►
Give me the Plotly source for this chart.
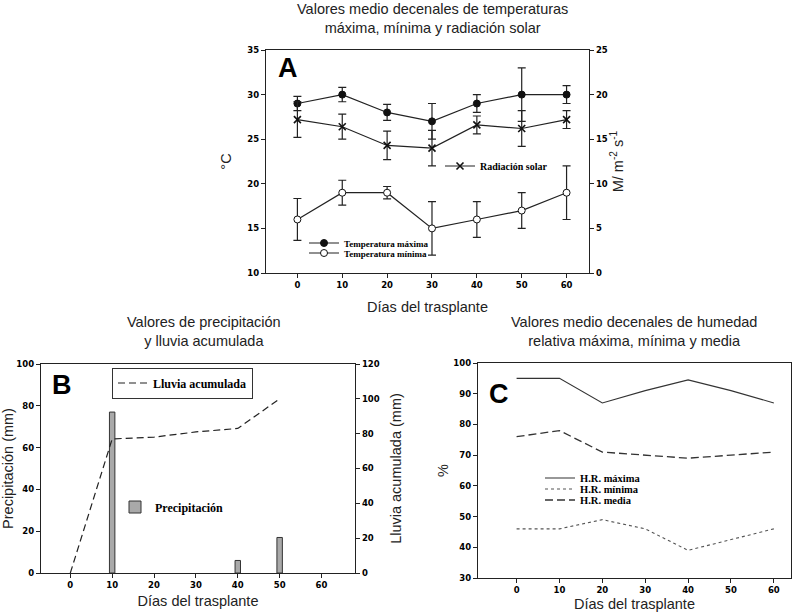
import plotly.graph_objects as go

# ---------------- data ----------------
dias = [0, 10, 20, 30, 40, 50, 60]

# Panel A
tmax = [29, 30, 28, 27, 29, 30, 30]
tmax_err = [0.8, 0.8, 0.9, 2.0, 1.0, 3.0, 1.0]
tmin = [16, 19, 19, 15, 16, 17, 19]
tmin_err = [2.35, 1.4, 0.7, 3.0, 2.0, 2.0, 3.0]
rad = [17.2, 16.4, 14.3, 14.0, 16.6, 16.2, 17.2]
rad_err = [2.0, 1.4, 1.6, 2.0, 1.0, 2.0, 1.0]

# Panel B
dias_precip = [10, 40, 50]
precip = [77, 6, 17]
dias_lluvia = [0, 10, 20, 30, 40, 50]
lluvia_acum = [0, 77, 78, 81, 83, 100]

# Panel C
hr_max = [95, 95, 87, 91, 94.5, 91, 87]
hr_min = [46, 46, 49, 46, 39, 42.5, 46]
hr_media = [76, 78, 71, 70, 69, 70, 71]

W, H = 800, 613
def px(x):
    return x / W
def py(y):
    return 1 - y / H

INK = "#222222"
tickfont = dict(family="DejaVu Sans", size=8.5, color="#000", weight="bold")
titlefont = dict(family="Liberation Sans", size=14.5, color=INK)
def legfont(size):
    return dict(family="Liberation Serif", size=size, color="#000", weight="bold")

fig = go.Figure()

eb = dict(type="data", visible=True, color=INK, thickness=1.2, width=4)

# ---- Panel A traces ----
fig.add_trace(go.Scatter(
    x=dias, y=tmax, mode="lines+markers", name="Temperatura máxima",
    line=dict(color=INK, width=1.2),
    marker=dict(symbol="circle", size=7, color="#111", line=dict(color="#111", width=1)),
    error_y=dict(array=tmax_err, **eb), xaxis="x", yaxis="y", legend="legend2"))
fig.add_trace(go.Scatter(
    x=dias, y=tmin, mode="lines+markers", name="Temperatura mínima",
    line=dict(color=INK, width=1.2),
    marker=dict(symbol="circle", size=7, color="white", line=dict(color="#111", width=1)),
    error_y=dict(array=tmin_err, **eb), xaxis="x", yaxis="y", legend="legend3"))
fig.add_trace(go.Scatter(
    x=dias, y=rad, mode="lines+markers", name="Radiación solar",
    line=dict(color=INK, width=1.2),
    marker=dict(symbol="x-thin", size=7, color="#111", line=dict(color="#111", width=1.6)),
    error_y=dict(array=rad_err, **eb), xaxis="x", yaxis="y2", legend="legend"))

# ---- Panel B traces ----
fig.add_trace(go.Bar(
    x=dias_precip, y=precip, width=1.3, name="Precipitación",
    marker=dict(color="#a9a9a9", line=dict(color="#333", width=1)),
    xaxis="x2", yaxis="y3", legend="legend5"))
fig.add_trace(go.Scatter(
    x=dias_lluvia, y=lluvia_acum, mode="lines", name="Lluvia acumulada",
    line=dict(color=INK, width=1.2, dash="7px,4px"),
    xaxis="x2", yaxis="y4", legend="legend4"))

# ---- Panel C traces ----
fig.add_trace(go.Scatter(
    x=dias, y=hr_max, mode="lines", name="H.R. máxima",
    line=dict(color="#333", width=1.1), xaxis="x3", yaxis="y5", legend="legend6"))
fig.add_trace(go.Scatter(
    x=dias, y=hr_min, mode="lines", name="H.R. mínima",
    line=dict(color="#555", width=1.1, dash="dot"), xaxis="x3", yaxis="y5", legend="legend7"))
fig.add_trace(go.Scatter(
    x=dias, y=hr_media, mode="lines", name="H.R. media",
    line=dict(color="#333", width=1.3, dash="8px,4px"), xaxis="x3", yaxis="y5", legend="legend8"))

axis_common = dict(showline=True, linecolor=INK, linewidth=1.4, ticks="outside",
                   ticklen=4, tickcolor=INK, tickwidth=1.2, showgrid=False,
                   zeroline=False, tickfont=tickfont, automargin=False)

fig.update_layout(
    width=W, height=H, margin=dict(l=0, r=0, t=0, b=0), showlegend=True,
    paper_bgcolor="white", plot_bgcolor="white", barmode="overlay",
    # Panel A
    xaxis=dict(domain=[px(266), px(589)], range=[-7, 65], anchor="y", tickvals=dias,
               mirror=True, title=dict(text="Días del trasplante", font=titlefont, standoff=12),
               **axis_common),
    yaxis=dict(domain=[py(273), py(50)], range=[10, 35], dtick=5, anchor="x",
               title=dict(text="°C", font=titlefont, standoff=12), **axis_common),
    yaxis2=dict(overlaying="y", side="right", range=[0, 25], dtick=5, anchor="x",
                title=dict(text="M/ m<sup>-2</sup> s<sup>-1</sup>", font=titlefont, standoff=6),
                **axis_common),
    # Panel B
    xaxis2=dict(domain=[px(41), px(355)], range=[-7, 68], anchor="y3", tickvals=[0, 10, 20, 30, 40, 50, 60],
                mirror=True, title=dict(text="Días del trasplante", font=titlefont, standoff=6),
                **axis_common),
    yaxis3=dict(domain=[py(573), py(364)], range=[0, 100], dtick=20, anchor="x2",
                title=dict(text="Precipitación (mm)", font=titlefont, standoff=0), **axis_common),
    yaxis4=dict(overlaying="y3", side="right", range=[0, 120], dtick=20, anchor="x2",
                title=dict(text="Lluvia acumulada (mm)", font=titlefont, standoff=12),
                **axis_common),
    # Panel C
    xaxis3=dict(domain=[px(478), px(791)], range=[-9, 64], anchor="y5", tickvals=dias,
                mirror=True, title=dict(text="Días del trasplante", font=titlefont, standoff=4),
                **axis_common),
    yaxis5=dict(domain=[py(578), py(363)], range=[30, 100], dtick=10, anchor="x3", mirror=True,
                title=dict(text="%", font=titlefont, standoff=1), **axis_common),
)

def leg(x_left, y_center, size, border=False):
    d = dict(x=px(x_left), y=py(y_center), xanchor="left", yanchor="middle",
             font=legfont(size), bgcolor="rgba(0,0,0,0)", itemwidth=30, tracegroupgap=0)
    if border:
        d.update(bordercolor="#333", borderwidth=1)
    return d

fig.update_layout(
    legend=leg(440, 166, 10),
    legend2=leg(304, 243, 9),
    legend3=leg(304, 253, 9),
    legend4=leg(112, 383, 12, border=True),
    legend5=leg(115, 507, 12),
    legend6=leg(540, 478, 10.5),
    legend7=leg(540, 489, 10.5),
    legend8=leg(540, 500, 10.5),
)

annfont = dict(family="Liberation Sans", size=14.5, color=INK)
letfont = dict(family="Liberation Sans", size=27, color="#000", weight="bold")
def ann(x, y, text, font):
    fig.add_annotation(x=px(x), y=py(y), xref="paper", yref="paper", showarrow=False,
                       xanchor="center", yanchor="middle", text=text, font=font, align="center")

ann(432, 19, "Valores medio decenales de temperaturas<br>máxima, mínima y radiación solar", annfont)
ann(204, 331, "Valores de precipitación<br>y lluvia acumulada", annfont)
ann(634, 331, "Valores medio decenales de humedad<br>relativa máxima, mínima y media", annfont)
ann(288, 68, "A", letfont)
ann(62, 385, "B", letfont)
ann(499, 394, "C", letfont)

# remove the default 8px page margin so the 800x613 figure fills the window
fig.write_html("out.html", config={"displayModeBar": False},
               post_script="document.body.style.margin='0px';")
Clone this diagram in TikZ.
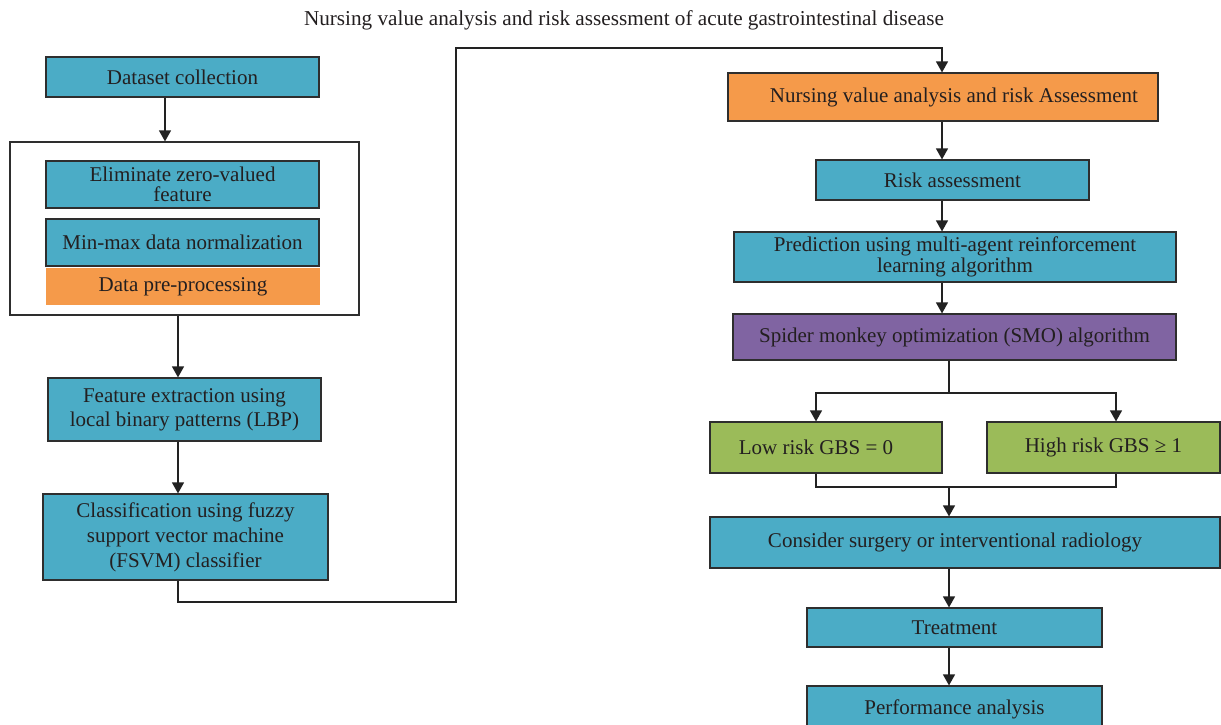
◄
### [EXERCISE GOAL]
Copy, word for word, the entries above from the first line to the line that holds "fig = go.Figure()". Drop the pictures.

### [TASK RESULT]
Give me the Plotly source for this chart.
import plotly.graph_objects as go

# ---------------- data ----------------
dias = [0, 10, 20, 30, 40, 50, 60]

# Panel A
tmax = [29, 30, 28, 27, 29, 30, 30]
tmax_err = [0.8, 0.8, 0.9, 2.0, 1.0, 3.0, 1.0]
tmin = [16, 19, 19, 15, 16, 17, 19]
tmin_err = [2.35, 1.4, 0.7, 3.0, 2.0, 2.0, 3.0]
rad = [17.2, 16.4, 14.3, 14.0, 16.6, 16.2, 17.2]
rad_err = [2.0, 1.4, 1.6, 2.0, 1.0, 2.0, 1.0]

# Panel B
dias_precip = [10, 40, 50]
precip = [77, 6, 17]
dias_lluvia = [0, 10, 20, 30, 40, 50]
lluvia_acum = [0, 77, 78, 81, 83, 100]

# Panel C
hr_max = [95, 95, 87, 91, 94.5, 91, 87]
hr_min = [46, 46, 49, 46, 39, 42.5, 46]
hr_media = [76, 78, 71, 70, 69, 70, 71]

W, H = 800, 613
def px(x):
    return x / W
def py(y):
    return 1 - y / H

INK = "#222222"
tickfont = dict(family="DejaVu Sans", size=8.5, color="#000", weight="bold")
titlefont = dict(family="Liberation Sans", size=14.5, color=INK)
def legfont(size):
    return dict(family="Liberation Serif", size=size, color="#000", weight="bold")

fig = go.Figure()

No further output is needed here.